## Supplied information

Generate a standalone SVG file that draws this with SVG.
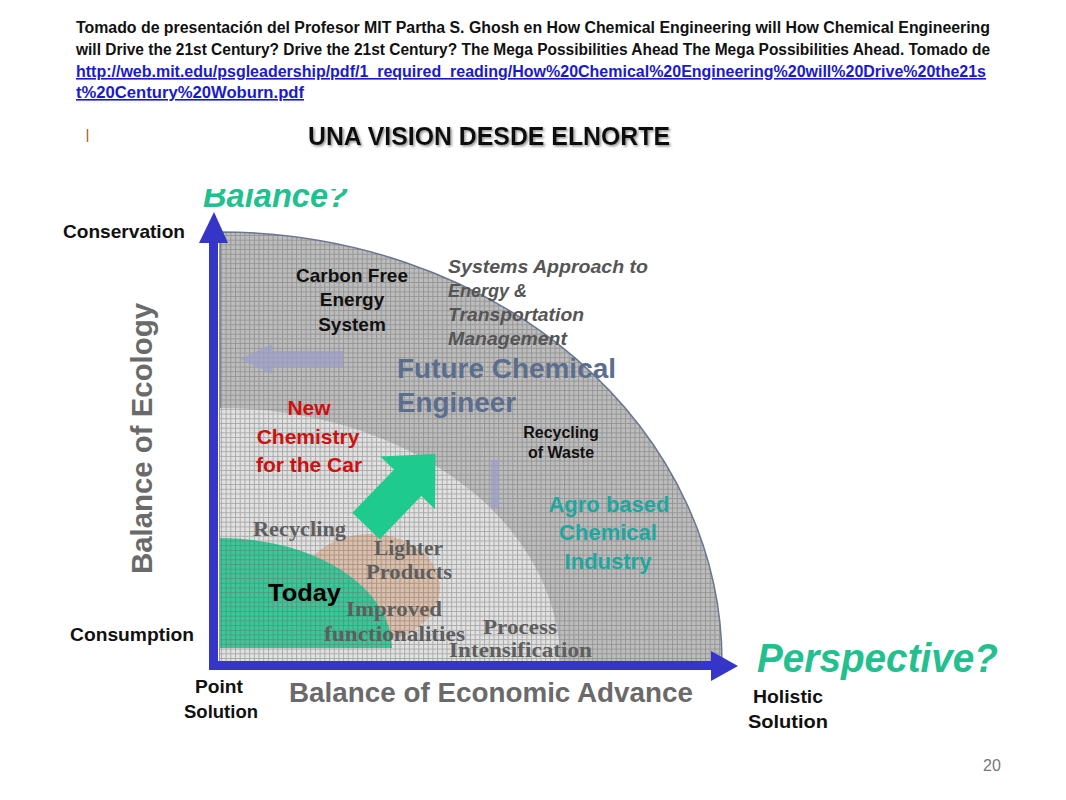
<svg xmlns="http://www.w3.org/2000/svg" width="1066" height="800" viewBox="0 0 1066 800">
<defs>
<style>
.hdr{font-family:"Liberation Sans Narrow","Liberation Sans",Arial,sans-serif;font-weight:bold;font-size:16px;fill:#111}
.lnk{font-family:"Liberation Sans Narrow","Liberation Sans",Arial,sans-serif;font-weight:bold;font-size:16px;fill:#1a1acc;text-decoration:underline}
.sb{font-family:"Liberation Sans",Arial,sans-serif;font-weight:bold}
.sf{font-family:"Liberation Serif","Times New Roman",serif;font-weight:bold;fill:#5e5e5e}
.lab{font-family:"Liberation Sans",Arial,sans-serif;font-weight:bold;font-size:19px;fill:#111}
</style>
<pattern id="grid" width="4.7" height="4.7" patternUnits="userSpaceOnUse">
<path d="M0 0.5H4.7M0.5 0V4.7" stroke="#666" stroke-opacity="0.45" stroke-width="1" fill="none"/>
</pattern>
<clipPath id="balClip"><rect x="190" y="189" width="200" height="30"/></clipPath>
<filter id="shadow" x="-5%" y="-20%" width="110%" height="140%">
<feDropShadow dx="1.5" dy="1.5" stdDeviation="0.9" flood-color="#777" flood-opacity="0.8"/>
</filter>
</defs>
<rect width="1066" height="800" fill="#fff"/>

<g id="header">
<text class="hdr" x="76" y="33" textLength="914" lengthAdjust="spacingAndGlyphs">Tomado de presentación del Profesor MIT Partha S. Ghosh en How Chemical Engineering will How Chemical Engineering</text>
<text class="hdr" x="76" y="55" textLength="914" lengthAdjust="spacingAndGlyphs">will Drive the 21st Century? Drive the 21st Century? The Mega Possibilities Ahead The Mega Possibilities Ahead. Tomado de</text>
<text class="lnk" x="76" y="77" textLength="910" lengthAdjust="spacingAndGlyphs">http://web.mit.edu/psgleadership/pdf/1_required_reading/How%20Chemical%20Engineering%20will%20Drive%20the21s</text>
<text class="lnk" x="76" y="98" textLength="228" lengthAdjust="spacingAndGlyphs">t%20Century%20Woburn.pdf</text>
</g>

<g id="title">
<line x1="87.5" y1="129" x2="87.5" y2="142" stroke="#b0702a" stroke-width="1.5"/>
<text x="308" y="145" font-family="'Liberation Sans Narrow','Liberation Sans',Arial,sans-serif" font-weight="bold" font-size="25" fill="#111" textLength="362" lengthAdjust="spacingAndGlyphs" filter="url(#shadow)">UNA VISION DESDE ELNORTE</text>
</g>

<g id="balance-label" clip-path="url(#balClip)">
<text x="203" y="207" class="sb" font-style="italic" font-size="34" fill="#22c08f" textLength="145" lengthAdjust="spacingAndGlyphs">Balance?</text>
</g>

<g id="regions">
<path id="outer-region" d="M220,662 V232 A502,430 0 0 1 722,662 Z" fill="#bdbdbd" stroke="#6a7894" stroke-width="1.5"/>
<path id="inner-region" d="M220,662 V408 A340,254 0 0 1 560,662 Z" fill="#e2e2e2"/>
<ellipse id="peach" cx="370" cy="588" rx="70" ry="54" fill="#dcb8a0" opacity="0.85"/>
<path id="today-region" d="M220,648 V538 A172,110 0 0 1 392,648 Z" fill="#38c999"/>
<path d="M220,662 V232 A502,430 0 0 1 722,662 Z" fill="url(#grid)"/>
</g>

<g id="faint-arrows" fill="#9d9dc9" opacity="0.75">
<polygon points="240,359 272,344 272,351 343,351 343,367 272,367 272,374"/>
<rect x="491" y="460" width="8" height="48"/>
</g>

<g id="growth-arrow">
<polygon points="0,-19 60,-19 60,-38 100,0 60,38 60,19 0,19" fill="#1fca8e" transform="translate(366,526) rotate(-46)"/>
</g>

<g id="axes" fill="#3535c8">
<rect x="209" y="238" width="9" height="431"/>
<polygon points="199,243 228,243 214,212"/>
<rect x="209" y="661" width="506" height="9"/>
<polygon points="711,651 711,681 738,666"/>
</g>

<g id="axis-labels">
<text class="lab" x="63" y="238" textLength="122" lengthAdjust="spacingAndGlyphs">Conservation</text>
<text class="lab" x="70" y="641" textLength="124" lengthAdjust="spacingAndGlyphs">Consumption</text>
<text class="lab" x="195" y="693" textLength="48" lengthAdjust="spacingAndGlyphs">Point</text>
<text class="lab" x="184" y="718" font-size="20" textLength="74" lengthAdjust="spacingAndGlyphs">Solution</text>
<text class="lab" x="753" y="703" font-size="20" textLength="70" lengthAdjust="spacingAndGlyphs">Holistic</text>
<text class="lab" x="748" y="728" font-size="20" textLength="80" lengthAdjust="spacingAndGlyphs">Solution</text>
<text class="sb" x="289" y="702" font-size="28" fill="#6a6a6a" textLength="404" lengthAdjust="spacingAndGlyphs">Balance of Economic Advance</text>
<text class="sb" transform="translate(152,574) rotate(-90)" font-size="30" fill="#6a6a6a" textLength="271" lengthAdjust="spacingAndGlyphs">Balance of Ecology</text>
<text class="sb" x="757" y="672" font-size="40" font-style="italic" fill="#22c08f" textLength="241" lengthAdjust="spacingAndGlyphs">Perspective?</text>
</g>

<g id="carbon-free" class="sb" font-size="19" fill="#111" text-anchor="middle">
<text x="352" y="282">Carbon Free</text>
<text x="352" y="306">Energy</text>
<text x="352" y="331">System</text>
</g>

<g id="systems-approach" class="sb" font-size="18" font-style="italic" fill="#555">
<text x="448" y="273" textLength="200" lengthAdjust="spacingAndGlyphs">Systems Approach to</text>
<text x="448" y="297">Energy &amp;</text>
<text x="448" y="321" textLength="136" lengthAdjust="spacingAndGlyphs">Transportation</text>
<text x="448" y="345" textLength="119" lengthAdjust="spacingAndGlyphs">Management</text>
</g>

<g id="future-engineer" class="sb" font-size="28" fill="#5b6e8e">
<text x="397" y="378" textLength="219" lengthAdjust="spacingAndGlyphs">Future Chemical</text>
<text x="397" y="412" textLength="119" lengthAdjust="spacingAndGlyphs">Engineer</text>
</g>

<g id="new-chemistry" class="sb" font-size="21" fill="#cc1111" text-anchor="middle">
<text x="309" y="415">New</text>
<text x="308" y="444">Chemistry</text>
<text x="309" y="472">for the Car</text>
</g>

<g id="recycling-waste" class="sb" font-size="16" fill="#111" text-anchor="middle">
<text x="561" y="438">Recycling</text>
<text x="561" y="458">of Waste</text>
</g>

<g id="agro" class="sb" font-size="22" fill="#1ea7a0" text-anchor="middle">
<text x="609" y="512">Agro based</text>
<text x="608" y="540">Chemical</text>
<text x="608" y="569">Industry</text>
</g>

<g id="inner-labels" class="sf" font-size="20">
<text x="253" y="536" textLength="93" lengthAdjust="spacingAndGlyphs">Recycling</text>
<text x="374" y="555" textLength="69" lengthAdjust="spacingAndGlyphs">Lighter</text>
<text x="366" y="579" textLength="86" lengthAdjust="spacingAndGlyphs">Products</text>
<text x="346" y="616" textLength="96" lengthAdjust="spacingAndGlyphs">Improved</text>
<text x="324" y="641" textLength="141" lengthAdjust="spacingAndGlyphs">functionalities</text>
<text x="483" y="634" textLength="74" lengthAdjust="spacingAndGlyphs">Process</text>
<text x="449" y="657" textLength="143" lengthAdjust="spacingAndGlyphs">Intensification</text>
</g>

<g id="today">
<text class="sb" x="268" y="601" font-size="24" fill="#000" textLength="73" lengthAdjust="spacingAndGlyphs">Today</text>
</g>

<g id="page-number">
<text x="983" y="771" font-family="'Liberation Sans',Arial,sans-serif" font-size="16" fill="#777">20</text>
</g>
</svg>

## What to produce
The data above needs to be retyped exactly, with the images left out.

## Correct answer
Generate a standalone SVG file that draws this with SVG.
<svg xmlns="http://www.w3.org/2000/svg" width="1066" height="800" viewBox="0 0 1066 800">
<defs>
<style>
.hdr{font-family:"Liberation Sans Narrow","Liberation Sans",Arial,sans-serif;font-weight:bold;font-size:16px;fill:#111}
.lnk{font-family:"Liberation Sans Narrow","Liberation Sans",Arial,sans-serif;font-weight:bold;font-size:16px;fill:#1a1acc;text-decoration:underline}
.sb{font-family:"Liberation Sans",Arial,sans-serif;font-weight:bold}
.sf{font-family:"Liberation Serif","Times New Roman",serif;font-weight:bold;fill:#5e5e5e}
.lab{font-family:"Liberation Sans",Arial,sans-serif;font-weight:bold;font-size:19px;fill:#111}
</style>
<pattern id="grid" width="4.7" height="4.7" patternUnits="userSpaceOnUse">
<path d="M0 0.5H4.7M0.5 0V4.7" stroke="#666" stroke-opacity="0.45" stroke-width="1" fill="none"/>
</pattern>
<clipPath id="balClip"><rect x="190" y="189" width="200" height="30"/></clipPath>
<filter id="shadow" x="-5%" y="-20%" width="110%" height="140%">
<feDropShadow dx="1.5" dy="1.5" stdDeviation="0.9" flood-color="#777" flood-opacity="0.8"/>
</filter>
</defs>
<rect width="1066" height="800" fill="#fff"/>

<g id="header">
<text class="hdr" x="76" y="33" textLength="914" lengthAdjust="spacingAndGlyphs">Tomado de presentación del Profesor MIT Partha S. Ghosh en How Chemical Engineering will How Chemical Engineering</text>
<text class="hdr" x="76" y="55" textLength="914" lengthAdjust="spacingAndGlyphs">will Drive the 21st Century? Drive the 21st Century? The Mega Possibilities Ahead The Mega Possibilities Ahead. Tomado de</text>
<text class="lnk" x="76" y="77" textLength="910" lengthAdjust="spacingAndGlyphs">http://web.mit.edu/psgleadership/pdf/1_required_reading/How%20Chemical%20Engineering%20will%20Drive%20the21s</text>
<text class="lnk" x="76" y="98" textLength="228" lengthAdjust="spacingAndGlyphs">t%20Century%20Woburn.pdf</text>
</g>

<g id="title">
<line x1="87.5" y1="129" x2="87.5" y2="142" stroke="#b0702a" stroke-width="1.5"/>
<text x="308" y="145" font-family="'Liberation Sans Narrow','Liberation Sans',Arial,sans-serif" font-weight="bold" font-size="25" fill="#111" textLength="362" lengthAdjust="spacingAndGlyphs" filter="url(#shadow)">UNA VISION DESDE ELNORTE</text>
</g>

<g id="balance-label" clip-path="url(#balClip)">
<text x="203" y="207" class="sb" font-style="italic" font-size="34" fill="#22c08f" textLength="145" lengthAdjust="spacingAndGlyphs">Balance?</text>
</g>

<g id="regions">
<path id="outer-region" d="M220,662 V232 A502,430 0 0 1 722,662 Z" fill="#bdbdbd" stroke="#6a7894" stroke-width="1.5"/>
<path id="inner-region" d="M220,662 V408 A340,254 0 0 1 560,662 Z" fill="#e2e2e2"/>
<ellipse id="peach" cx="370" cy="588" rx="70" ry="54" fill="#dcb8a0" opacity="0.85"/>
<path id="today-region" d="M220,648 V538 A172,110 0 0 1 392,648 Z" fill="#38c999"/>
<path d="M220,662 V232 A502,430 0 0 1 722,662 Z" fill="url(#grid)"/>
</g>

<g id="faint-arrows" fill="#9d9dc9" opacity="0.75">
<polygon points="240,359 272,344 272,351 343,351 343,367 272,367 272,374"/>
<rect x="491" y="460" width="8" height="48"/>
</g>

<g id="growth-arrow">
<polygon points="0,-19 60,-19 60,-38 100,0 60,38 60,19 0,19" fill="#1fca8e" transform="translate(366,526) rotate(-46)"/>
</g>

<g id="axes" fill="#3535c8">
<rect x="209" y="238" width="9" height="431"/>
<polygon points="199,243 228,243 214,212"/>
<rect x="209" y="661" width="506" height="9"/>
<polygon points="711,651 711,681 738,666"/>
</g>

<g id="axis-labels">
<text class="lab" x="63" y="238" textLength="122" lengthAdjust="spacingAndGlyphs">Conservation</text>
<text class="lab" x="70" y="641" textLength="124" lengthAdjust="spacingAndGlyphs">Consumption</text>
<text class="lab" x="195" y="693" textLength="48" lengthAdjust="spacingAndGlyphs">Point</text>
<text class="lab" x="184" y="718" font-size="20" textLength="74" lengthAdjust="spacingAndGlyphs">Solution</text>
<text class="lab" x="753" y="703" font-size="20" textLength="70" lengthAdjust="spacingAndGlyphs">Holistic</text>
<text class="lab" x="748" y="728" font-size="20" textLength="80" lengthAdjust="spacingAndGlyphs">Solution</text>
<text class="sb" x="289" y="702" font-size="28" fill="#6a6a6a" textLength="404" lengthAdjust="spacingAndGlyphs">Balance of Economic Advance</text>
<text class="sb" transform="translate(152,574) rotate(-90)" font-size="30" fill="#6a6a6a" textLength="271" lengthAdjust="spacingAndGlyphs">Balance of Ecology</text>
<text class="sb" x="757" y="672" font-size="40" font-style="italic" fill="#22c08f" textLength="241" lengthAdjust="spacingAndGlyphs">Perspective?</text>
</g>

<g id="carbon-free" class="sb" font-size="19" fill="#111" text-anchor="middle">
<text x="352" y="282">Carbon Free</text>
<text x="352" y="306">Energy</text>
<text x="352" y="331">System</text>
</g>

<g id="systems-approach" class="sb" font-size="18" font-style="italic" fill="#555">
<text x="448" y="273" textLength="200" lengthAdjust="spacingAndGlyphs">Systems Approach to</text>
<text x="448" y="297">Energy &amp;</text>
<text x="448" y="321" textLength="136" lengthAdjust="spacingAndGlyphs">Transportation</text>
<text x="448" y="345" textLength="119" lengthAdjust="spacingAndGlyphs">Management</text>
</g>

<g id="future-engineer" class="sb" font-size="28" fill="#5b6e8e">
<text x="397" y="378" textLength="219" lengthAdjust="spacingAndGlyphs">Future Chemical</text>
<text x="397" y="412" textLength="119" lengthAdjust="spacingAndGlyphs">Engineer</text>
</g>

<g id="new-chemistry" class="sb" font-size="21" fill="#cc1111" text-anchor="middle">
<text x="309" y="415">New</text>
<text x="308" y="444">Chemistry</text>
<text x="309" y="472">for the Car</text>
</g>

<g id="recycling-waste" class="sb" font-size="16" fill="#111" text-anchor="middle">
<text x="561" y="438">Recycling</text>
<text x="561" y="458">of Waste</text>
</g>

<g id="agro" class="sb" font-size="22" fill="#1ea7a0" text-anchor="middle">
<text x="609" y="512">Agro based</text>
<text x="608" y="540">Chemical</text>
<text x="608" y="569">Industry</text>
</g>

<g id="inner-labels" class="sf" font-size="20">
<text x="253" y="536" textLength="93" lengthAdjust="spacingAndGlyphs">Recycling</text>
<text x="374" y="555" textLength="69" lengthAdjust="spacingAndGlyphs">Lighter</text>
<text x="366" y="579" textLength="86" lengthAdjust="spacingAndGlyphs">Products</text>
<text x="346" y="616" textLength="96" lengthAdjust="spacingAndGlyphs">Improved</text>
<text x="324" y="641" textLength="141" lengthAdjust="spacingAndGlyphs">functionalities</text>
<text x="483" y="634" textLength="74" lengthAdjust="spacingAndGlyphs">Process</text>
<text x="449" y="657" textLength="143" lengthAdjust="spacingAndGlyphs">Intensification</text>
</g>

<g id="today">
<text class="sb" x="268" y="601" font-size="24" fill="#000" textLength="73" lengthAdjust="spacingAndGlyphs">Today</text>
</g>

<g id="page-number">
<text x="983" y="771" font-family="'Liberation Sans',Arial,sans-serif" font-size="16" fill="#777">20</text>
</g>
</svg>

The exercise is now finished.